PROVIDED DATA:
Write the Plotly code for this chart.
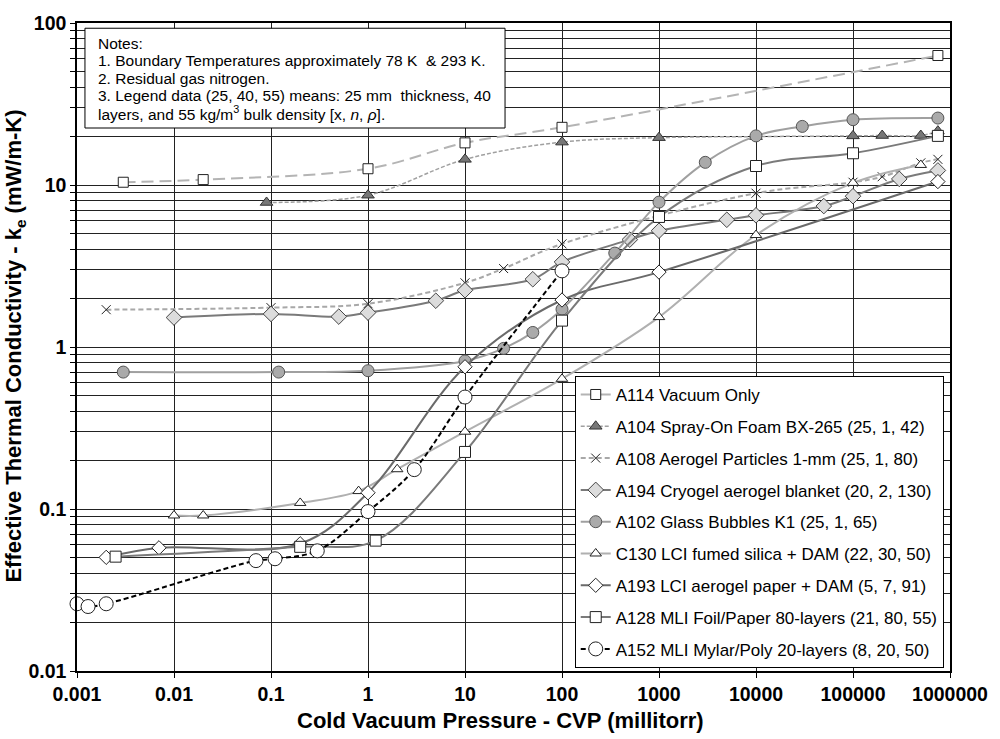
import plotly.graph_objects as go

# ---------------- data ----------------
a114_x = [0.003, 0.02, 1, 10, 100, 750000]
a114_y = [10.4, 10.8, 12.6, 18.2, 22.7, 63]

a104_x = [0.09, 1, 10, 100, 1000, 10000, 100000, 200000, 500000, 750000]
a104_y = [7.8, 8.65, 14.4, 18.4, 19.6, 19.9, 20.1, 20.2, 20.2, 21.5]

a108_x = [0.002, 0.1, 1, 10, 25, 100, 10000, 100000, 200000, 500000, 750000]
a108_y = [1.70, 1.75, 1.85, 2.49, 3.05, 4.33, 8.9, 10.4, 11.25, 13.7, 14.4]

a194_x = [0.01, 0.1, 0.5, 1, 5, 10, 50, 100, 500, 1000, 5000, 10000, 50000, 100000, 300000, 750000]
a194_y = [1.52, 1.60, 1.54, 1.63, 1.93, 2.24, 2.62, 3.35, 4.6, 5.22, 6.1, 6.5, 7.41, 8.53, 10.9, 12.3]

a102_x = [0.003, 0.12, 1, 10, 25, 50, 100, 350, 1000, 3000, 10000, 30000, 100000, 750000]
a102_y = [0.70, 0.70, 0.714, 0.82, 0.98, 1.23, 1.71, 3.8, 7.84, 13.8, 20.1, 23.0, 25.3, 25.9]

c130_x = [0.01, 0.02, 0.2, 0.8, 2, 10, 100, 1000, 10000, 100000, 500000]
c130_y = [0.0912, 0.0912, 0.109, 0.129, 0.176, 0.30, 0.636, 1.53, 4.91, 10.3, 13.3]

a193_x = [0.002, 0.007, 0.2, 1, 10, 100, 1000, 750000]
a193_y = [0.0503, 0.0576, 0.061, 0.126, 0.755, 1.95, 2.9, 10.5]

a128_x = [0.0025, 0.2, 1.2, 10, 100, 1000, 10000, 100000, 750000]
a128_y = [0.0508, 0.0584, 0.0638, 0.225, 1.455, 6.35, 13.1, 15.7, 20.1]

a152_x = [0.001, 0.0013, 0.002, 0.07, 0.11, 0.3, 1, 3, 10, 100]
a152_y = [0.026, 0.025, 0.026, 0.048, 0.0493, 0.0552, 0.0964, 0.175, 0.491, 2.95]

series_names = [
    "A114 Vacuum Only",
    "A104 Spray-On Foam BX-265 (25, 1, 42)",
    "A108 Aerogel Particles 1-mm (25, 1, 80)",
    "A194 Cryogel aerogel blanket (20, 2, 130)",
    "A102 Glass Bubbles K1 (25, 1, 65)",
    "C130 LCI fumed silica + DAM (22, 30, 50)",
    "A193 LCI aerogel paper + DAM (5, 7, 91)",
    "A128 MLI Foil/Paper 80-layers (21, 80, 55)",
    "A152 MLI Mylar/Poly 20-layers (8, 20, 50)",
]

x_tick_vals = [0.001, 0.01, 0.1, 1, 10, 100, 1000, 10000, 100000, 1000000]
x_tick_text = ["0.001", "0.01", "0.1", "1", "10", "100", "1000", "10000", "100000", "1000000"]
y_tick_vals = [0.01, 0.1, 1, 10, 100]
y_tick_text = ["0.01", "0.1", "1", "10", "100"]

x_title = "<b>Cold Vacuum Pressure - CVP (millitorr)</b>"
y_title = "<b>Effective Thermal Conductivity - k<sub>e</sub> (mW/m-K)</b>"

notes_lines = [
    "Notes:",
    "1. Boundary Temperatures approximately 78 K&nbsp;&nbsp;&amp; 293 K.",
    "2. Residual gas nitrogen.",
    "3. Legend data (25, 40, 55) means: 25 mm&nbsp;&nbsp;thickness, 40",
    "layers, and 55 kg/m<sup>3</sup> bulk density [x, <i>n</i>, <i>ρ</i>].",
]

# ---------------- styles ----------------
styles = [
    dict(lc="#b4b4b4", dash="12px,6px", lw=2, sym="square", mc="white", ms=10, mlc="#222"),
    dict(lc="#a0a0a0", dash="4px,2px", lw=1.5, sym="triangle-up", mc="#777777", ms=11, mlc="#333"),
    dict(lc="#a8a8a8", dash="5px,3px", lw=2, sym="x-thin", mc="#222", ms=9, mlc="#222"),
    dict(lc="#7a7a7a", dash="solid", lw=2, sym="diamond", mc="#dcdcdc", ms=12, mlc="#444"),
    dict(lc="#a0a0a0", dash="solid", lw=2, sym="circle", mc="#aaaaaa", ms=12, mlc="#555"),
    dict(lc="#b0b0b0", dash="solid", lw=2, sym="triangle-up", mc="white", ms=10, mlc="#222"),
    dict(lc="#6a6a6a", dash="solid", lw=2, sym="diamond", mc="white", ms=11, mlc="#222"),
    dict(lc="#7a7a7a", dash="solid", lw=2, sym="square", mc="white", ms=11, mlc="#222"),
    dict(lc="#000000", dash="5px,3px", lw=2, sym="circle", mc="white", ms=14, mlc="#222"),
]

xs = [a114_x, a104_x, a108_x, a194_x, a102_x, c130_x, a193_x, a128_x, a152_x]
ys = [a114_y, a104_y, a108_y, a194_y, a102_y, c130_y, a193_y, a128_y, a152_y]

fig = go.Figure()
for i, (name, x, y, s) in enumerate(zip(series_names, xs, ys, styles)):
    fig.add_trace(go.Scatter(
        x=x, y=y, name=name, mode="lines+markers",
        legendgroup=f"g{i}",
        line=dict(color=s["lc"], width=s["lw"], dash=s["dash"], shape="spline", smoothing=1),
        marker=dict(symbol=s["sym"], size=s["ms"], color=s["mc"],
                    line=dict(color=s["mlc"], width=1)),
        cliponaxis=False,
    ))

# minor y ticks/grid at 2..9 x each decade
y_minor_vals = [d * k for d in y_tick_vals[:-1] for k in range(2, 10)]

FONT = "Arial, Liberation Sans, sans-serif"

fig.update_xaxes(
    type="log", range=[-3, 6],
    tickmode="array", tickvals=x_tick_vals, ticktext=x_tick_text,
    ticks="outside", ticklen=5, tickcolor="black",
    showgrid=True, gridcolor="#222", gridwidth=1,
    showline=True, linecolor="black", linewidth=1.5, mirror=True,
    zeroline=False,
    tickfont=dict(family=FONT, size=19.5, color="black", weight="bold"),
)
fig.update_yaxes(
    type="log", range=[-2, 2],
    tickmode="array", tickvals=y_tick_vals, ticktext=y_tick_text,
    ticks="outside", ticklen=5, tickcolor="black",
    showgrid=True, gridcolor="#222", gridwidth=1,
    minor=dict(tickmode="array", tickvals=y_minor_vals, ticks="outside", ticklen=5,
               tickcolor="black", showgrid=True, gridcolor="#222", gridwidth=1),
    showline=True, linecolor="black", linewidth=1.5, mirror=True,
    zeroline=False,
    tickfont=dict(family=FONT, size=19.5, color="black", weight="bold"),
)

L, R, T, B = 77, 954, 14.7, 670.7
W, H = R - L, B - T
def px(x): return (x - L) / W
def py(y): return (B - y) / H

# axis titles as annotations for exact placement
fig.add_annotation(xref="paper", yref="paper", x=px(502), y=py(721),
                   xanchor="center", yanchor="middle", showarrow=False,
                   text=x_title, font=dict(family=FONT, size=22, color="black"))
fig.add_annotation(xref="paper", yref="paper", x=px(15), y=py(342),
                   xanchor="center", yanchor="middle", showarrow=False, textangle=-90,
                   text=y_title, font=dict(family=FONT, size=22, color="black"))

# notes box
fig.add_shape(type="rect", xref="paper", yref="paper",
              x0=px(85), x1=px(507), y0=py(121), y1=py(20),
              line=dict(color="black", width=1), fillcolor="white", layer="above")
note_y = [35, 52.7, 71, 88.3, 106]
for txt, yy in zip(notes_lines, note_y):
    fig.add_annotation(xref="paper", yref="paper", x=px(96), y=py(yy),
                       xanchor="left", yanchor="middle", showarrow=False,
                       text=txt, font=dict(family=FONT, size=15.5, color="black"))

fig.update_layout(
    width=1000, height=739,
    margin=dict(l=L, r=1000 - R, t=T, b=739 - B),
    plot_bgcolor="white", paper_bgcolor="white",
    font=dict(family=FONT, color="black"),
    legend=dict(x=px(577), y=py(372), xanchor="left", yanchor="top",
                bgcolor="white", bordercolor="black", borderwidth=1,
                font=dict(family=FONT, size=17, color="black"),
                tracegroupgap=6.7, traceorder="grouped"),
    showlegend=True,
)

fig.write_html("out.html")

GOAL: Up to and including the line with "0.175, 0.491, 2.95]", copy the data above from its first line. Skip pictures.

COMPLETED EXERCISE:
Write the Plotly code for this chart.
import plotly.graph_objects as go

# ---------------- data ----------------
a114_x = [0.003, 0.02, 1, 10, 100, 750000]
a114_y = [10.4, 10.8, 12.6, 18.2, 22.7, 63]

a104_x = [0.09, 1, 10, 100, 1000, 10000, 100000, 200000, 500000, 750000]
a104_y = [7.8, 8.65, 14.4, 18.4, 19.6, 19.9, 20.1, 20.2, 20.2, 21.5]

a108_x = [0.002, 0.1, 1, 10, 25, 100, 10000, 100000, 200000, 500000, 750000]
a108_y = [1.70, 1.75, 1.85, 2.49, 3.05, 4.33, 8.9, 10.4, 11.25, 13.7, 14.4]

a194_x = [0.01, 0.1, 0.5, 1, 5, 10, 50, 100, 500, 1000, 5000, 10000, 50000, 100000, 300000, 750000]
a194_y = [1.52, 1.60, 1.54, 1.63, 1.93, 2.24, 2.62, 3.35, 4.6, 5.22, 6.1, 6.5, 7.41, 8.53, 10.9, 12.3]

a102_x = [0.003, 0.12, 1, 10, 25, 50, 100, 350, 1000, 3000, 10000, 30000, 100000, 750000]
a102_y = [0.70, 0.70, 0.714, 0.82, 0.98, 1.23, 1.71, 3.8, 7.84, 13.8, 20.1, 23.0, 25.3, 25.9]

c130_x = [0.01, 0.02, 0.2, 0.8, 2, 10, 100, 1000, 10000, 100000, 500000]
c130_y = [0.0912, 0.0912, 0.109, 0.129, 0.176, 0.30, 0.636, 1.53, 4.91, 10.3, 13.3]

a193_x = [0.002, 0.007, 0.2, 1, 10, 100, 1000, 750000]
a193_y = [0.0503, 0.0576, 0.061, 0.126, 0.755, 1.95, 2.9, 10.5]

a128_x = [0.0025, 0.2, 1.2, 10, 100, 1000, 10000, 100000, 750000]
a128_y = [0.0508, 0.0584, 0.0638, 0.225, 1.455, 6.35, 13.1, 15.7, 20.1]

a152_x = [0.001, 0.0013, 0.002, 0.07, 0.11, 0.3, 1, 3, 10, 100]
a152_y = [0.026, 0.025, 0.026, 0.048, 0.0493, 0.0552, 0.0964, 0.175, 0.491, 2.95]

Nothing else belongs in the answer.